With the degree of scrutiny established, the court goes on to the interests that supposedly support DOMA. One is "preserving scarce government resources."
But, where the distinction is drawn against a historically disadvantaged group and has no other basis, Supreme Court precedent marks this as a reason undermining rather than bolstering the distinction. Plyler v. Doe, 457 U.S. 202, 227 (1982); Romer, 517 U.S. at 635. The reason, derived from equal protection analysis, is that such a group has historically been less able to protect itself through the political process. Plyler, 457 U.S. at 218 n.14; United States v. Carolene Prods. Co., 304 U.S. 144, 152 n.4 (1938).Another purported interest is "to support child-rearing in the context of stable marriage," but the court finds "a lack of any demonstrated connection between DOMA's treatment of same-sex couples and its asserted goal of strengthening the bonds and benefits to society of heterosexual marriage."
A third interest is "moral disapproval of homosexuality":
But, speaking directly of same-sex preferences, Lawrence ruled that moral disapproval alone cannot justify legislation discriminating on this basis. 539 U.S. at 577-78. Moral judgments can hardly be avoided in legislation, but Lawrence and Romer have undercut this basis. Cf. Palmore v. Sidoti, 466 U.S. 429, 433 (1984).Lastly, it was argued that Congress, facing a period of changing state laws, had an interest in "freezing" the law in place, taking "a temporary time-out." But, the court says, DOMA isn't framed as a temporary measure.
If we are right in thinking that disparate impact on minority interests and federalism concerns both require somewhat more in this case than almost automatic deference to Congress' will, this statute fails that test.

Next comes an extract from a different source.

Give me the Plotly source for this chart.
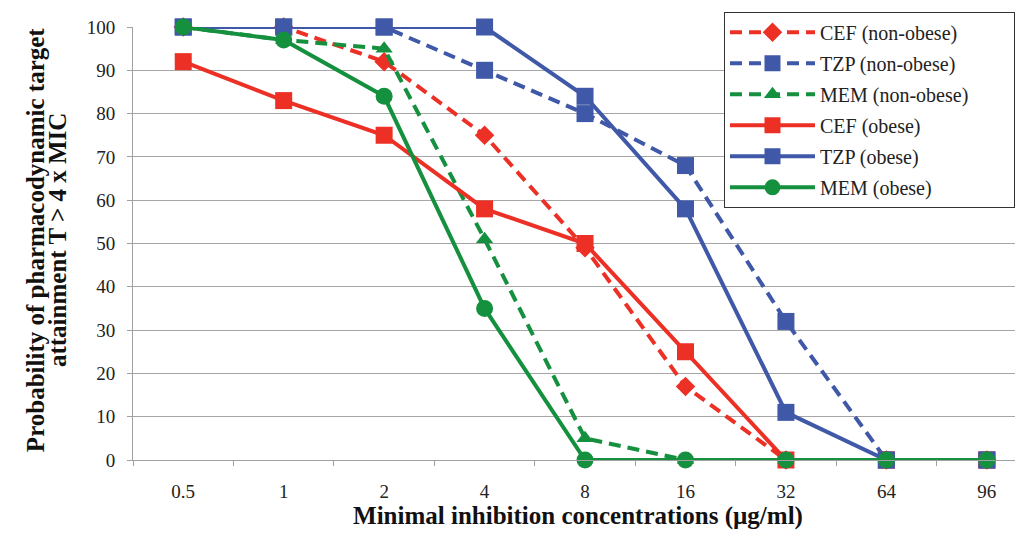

Invalidating a federal statute is an unwelcome responsibility for federal judges; the elected Congress speaks for the entire nation, its judgment and good faith being entitled to utmost respect....But what about deference to tradition — the tradition of marriage as the union of one man and one woman? Why can't Congress base its law on that?
Traditions are the glue that holds society together, and many of our own traditions rest largely on belief and familiarity--not on benefits firmly provable in court. The desire to retain them is strong and can be honestly held.
For 150 years, this desire to maintain tradition would alone have been justification enough for almost any statute. This judicial deference has a distinguished lineage, including such figures as Justice Holmes, the second Justice Harlan, and Judges Learned Hand and Henry Friendly. But Supreme Court decisions in the last fifty years call for closer scrutiny of government action touching upon minority group interests and of federal action in areas of traditional state concern.
To conclude, many Americans believe that marriage is the union of a man and a woman, and most Americans live in states where that is the law today. One virtue of federalism is that it permits this diversity of governance based on local choice, but this applies as well to the states that have chosen to legalize same-sex marriage. Under current Supreme Court authority, Congress' denial of federal benefits to same-sex couples lawfully married in Massachusetts has not been adequately supported by any permissible federal interest.